On the other hand, the Court noted that Adelphia’s count of the number of subscribers was one of the most accurate metrics of its financial data, thus making the Defendants’ expert’s market-based value per subscriber analysis much more reliable. This was especially true given the very narrow range within which the comparable public companies traded. The Court acknowledged the Plaintiff’s position that the lack of comparability between the comparable companies and Adelphia with respect to upgrade status and profitability made the GPC method less reliable. However, the Court also stated that no valuation methodology is certain and devoid of the need to introduce some level of the expert’s judgment. In conclusion on this issue, the Court decided that the Plaintiff’s analysis allowed too much room for judgment and that the Defendants’ analysis was much more closely tied to the market and the price that Adelphia could actually receive for its assets in a sale.
In its decision, the Court also mentioned various “sanity checks” that it deemed relevant, which neither expert employed. First, while not fatal to the Defendants’ analysis, the Court did note that the Defendants’ expert’s valuation would have been even more thorough had it included at least an attempt at a DCF analysis for purposes of a reasonableness check.
Even more glaring, the Court found the Defendants’ Expert’s valuation conclusion to be overstated from a sanity check perspective when compared to the actual value of Adelphia based on its market capitalization. The Defendants’ valuation conclusion was 19% higher than the actual market capitalization of Adelphia at a time when Adelphia’s fraud was in existence but not known to market participants. The Court found this to be unreasonable, and made various adjustments to the Defendants’ positions with respect to the value of various nonoperating assets and various investments that needed to be calculated separately. But ultimately, even after these adjustments, the Court found that the Company had assets with value in excess of its liabilities, and was, therefore, solvent from a balance sheet test perspective.

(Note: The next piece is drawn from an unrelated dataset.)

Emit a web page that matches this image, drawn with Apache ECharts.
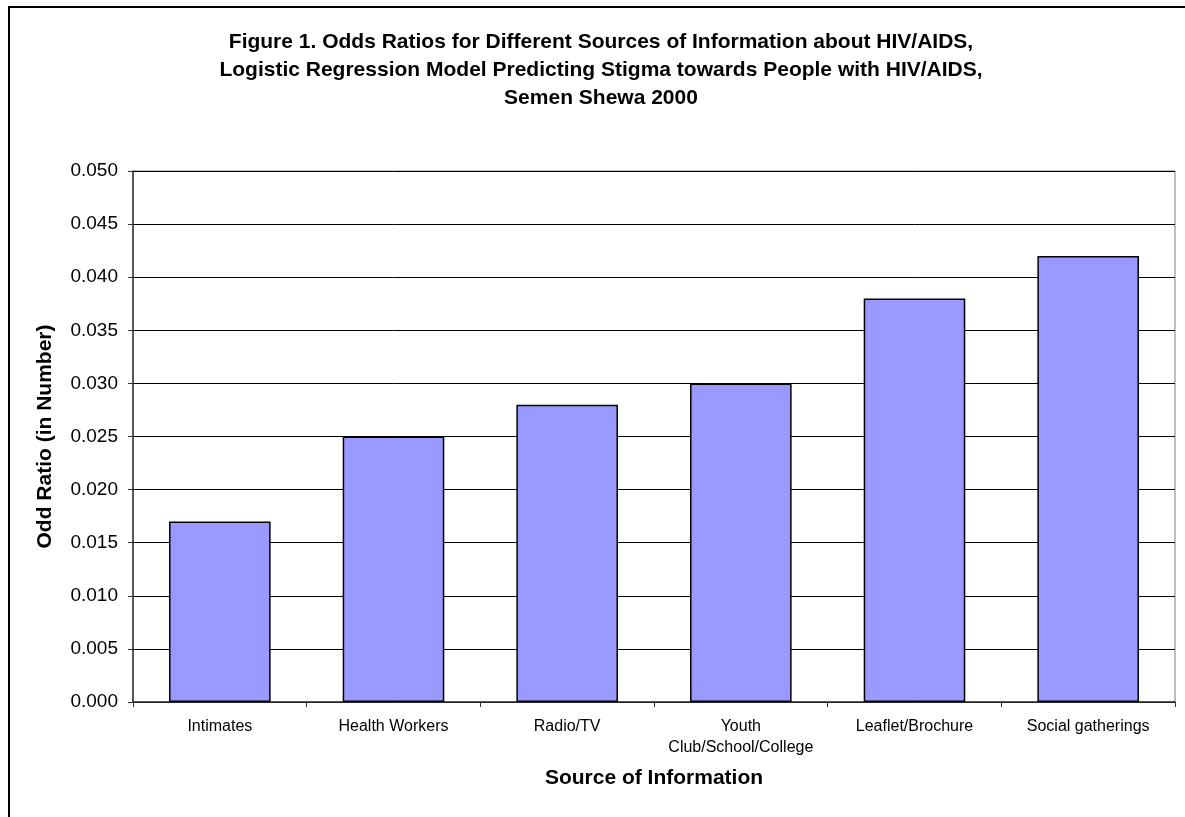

The Plaintiff-stated reason for not applying a form of the market approach such as the GPC method or the PT method was simply not persuasive in this case. As the Court noted, in virtually any application of the GPC method (or in any valuation method for that matter), some level of judgment typically enters the picture.
The relative level of judgment that was required to prepare projections in light of the fraud at Adelphia was determined to be more extreme than the level of judgment that was required to analyze and consider the value-per-subscriber multiples observed in the market.
One interesting aspect of this case is that both experts, including the Defendants’ expert (who rejected the DCF method in his valuation due to a lack of reliable projections), formulated cash flow projections to rely upon to perform their capital adequacy analyses (i.e., another one of the solvency tests beyond the balance sheet test that needs to be passed in order for a company to be deemed solvent). It is interesting that the Court concluded that projections were not reliable for the valuation required under the balance sheet test of solvency, but then had no choice but to rely on projections to assess Adelphia’s capital adequacy in the short-term. In its opinion, the Court noted that it remained troubled that the “projections made by each side were in significant respects speculative,” but that it had no choice but to rely on projections as well in considering the capital adequacy of Adelphia.